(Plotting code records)
★ ★ ★ ★ ★ ★ ★

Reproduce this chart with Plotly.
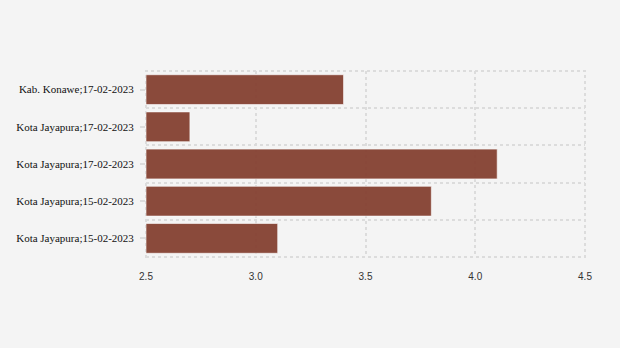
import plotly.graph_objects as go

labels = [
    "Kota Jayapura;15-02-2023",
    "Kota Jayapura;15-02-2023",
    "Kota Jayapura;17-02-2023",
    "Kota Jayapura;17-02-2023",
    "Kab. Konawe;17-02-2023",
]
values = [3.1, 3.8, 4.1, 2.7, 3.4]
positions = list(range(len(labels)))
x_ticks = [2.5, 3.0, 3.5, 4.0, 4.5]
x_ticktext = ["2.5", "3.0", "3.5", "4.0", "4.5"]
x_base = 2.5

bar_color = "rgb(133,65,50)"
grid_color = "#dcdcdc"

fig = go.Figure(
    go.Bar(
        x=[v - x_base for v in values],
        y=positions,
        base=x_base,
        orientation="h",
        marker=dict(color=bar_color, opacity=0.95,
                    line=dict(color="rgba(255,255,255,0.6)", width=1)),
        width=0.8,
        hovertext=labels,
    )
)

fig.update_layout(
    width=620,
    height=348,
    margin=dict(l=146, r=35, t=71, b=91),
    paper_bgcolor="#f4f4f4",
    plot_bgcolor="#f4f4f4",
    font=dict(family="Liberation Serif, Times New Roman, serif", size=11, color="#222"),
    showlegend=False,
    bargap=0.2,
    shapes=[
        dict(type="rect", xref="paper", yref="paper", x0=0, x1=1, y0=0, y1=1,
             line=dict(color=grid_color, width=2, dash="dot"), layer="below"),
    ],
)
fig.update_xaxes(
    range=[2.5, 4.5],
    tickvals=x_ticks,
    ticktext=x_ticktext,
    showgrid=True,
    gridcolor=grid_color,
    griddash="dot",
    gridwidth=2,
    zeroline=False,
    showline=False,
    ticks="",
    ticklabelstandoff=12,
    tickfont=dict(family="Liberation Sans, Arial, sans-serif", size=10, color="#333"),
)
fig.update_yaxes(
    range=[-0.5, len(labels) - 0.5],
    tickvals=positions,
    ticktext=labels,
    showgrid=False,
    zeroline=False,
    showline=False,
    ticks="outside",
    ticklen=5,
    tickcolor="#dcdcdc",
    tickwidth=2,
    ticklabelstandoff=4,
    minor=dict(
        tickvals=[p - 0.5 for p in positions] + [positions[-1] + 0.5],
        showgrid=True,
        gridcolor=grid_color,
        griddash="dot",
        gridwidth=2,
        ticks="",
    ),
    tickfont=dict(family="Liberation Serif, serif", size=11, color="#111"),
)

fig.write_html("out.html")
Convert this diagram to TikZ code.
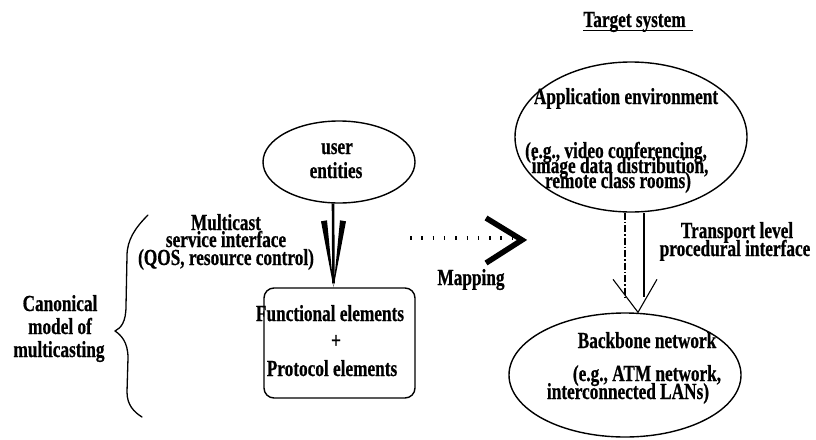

★ ★ ★ ★ ★ ★ ★

Problem statement: Can you retype every record above exactly, leaving out the pictures?

Answer to the problem:
Reproduce this chart with Plotly.
import plotly.graph_objects as go

labels = [
    "Kota Jayapura;15-02-2023",
    "Kota Jayapura;15-02-2023",
    "Kota Jayapura;17-02-2023",
    "Kota Jayapura;17-02-2023",
    "Kab. Konawe;17-02-2023",
]
values = [3.1, 3.8, 4.1, 2.7, 3.4]
positions = list(range(len(labels)))
x_ticks = [2.5, 3.0, 3.5, 4.0, 4.5]
x_ticktext = ["2.5", "3.0", "3.5", "4.0", "4.5"]
x_base = 2.5

bar_color = "rgb(133,65,50)"
grid_color = "#dcdcdc"

fig = go.Figure(
    go.Bar(
        x=[v - x_base for v in values],
        y=positions,
        base=x_base,
        orientation="h",
        marker=dict(color=bar_color, opacity=0.95,
                    line=dict(color="rgba(255,255,255,0.6)", width=1)),
        width=0.8,
        hovertext=labels,
    )
)

fig.update_layout(
    width=620,
    height=348,
    margin=dict(l=146, r=35, t=71, b=91),
    paper_bgcolor="#f4f4f4",
    plot_bgcolor="#f4f4f4",
    font=dict(family="Liberation Serif, Times New Roman, serif", size=11, color="#222"),
    showlegend=False,
    bargap=0.2,
    shapes=[
        dict(type="rect", xref="paper", yref="paper", x0=0, x1=1, y0=0, y1=1,
             line=dict(color=grid_color, width=2, dash="dot"), layer="below"),
    ],
)
fig.update_xaxes(
    range=[2.5, 4.5],
    tickvals=x_ticks,
    ticktext=x_ticktext,
    showgrid=True,
    gridcolor=grid_color,
    griddash="dot",
    gridwidth=2,
    zeroline=False,
    showline=False,
    ticks="",
    ticklabelstandoff=12,
    tickfont=dict(family="Liberation Sans, Arial, sans-serif", size=10, color="#333"),
)
fig.update_yaxes(
    range=[-0.5, len(labels) - 0.5],
    tickvals=positions,
    ticktext=labels,
    showgrid=False,
    zeroline=False,
    showline=False,
    ticks="outside",
    ticklen=5,
    tickcolor="#dcdcdc",
    tickwidth=2,
    ticklabelstandoff=4,
    minor=dict(
        tickvals=[p - 0.5 for p in positions] + [positions[-1] + 0.5],
        showgrid=True,
        gridcolor=grid_color,
        griddash="dot",
        gridwidth=2,
        ticks="",
    ),
    tickfont=dict(family="Liberation Serif, serif", size=11, color="#111"),
)

fig.write_html("out.html")
Convert this diagram to TikZ code.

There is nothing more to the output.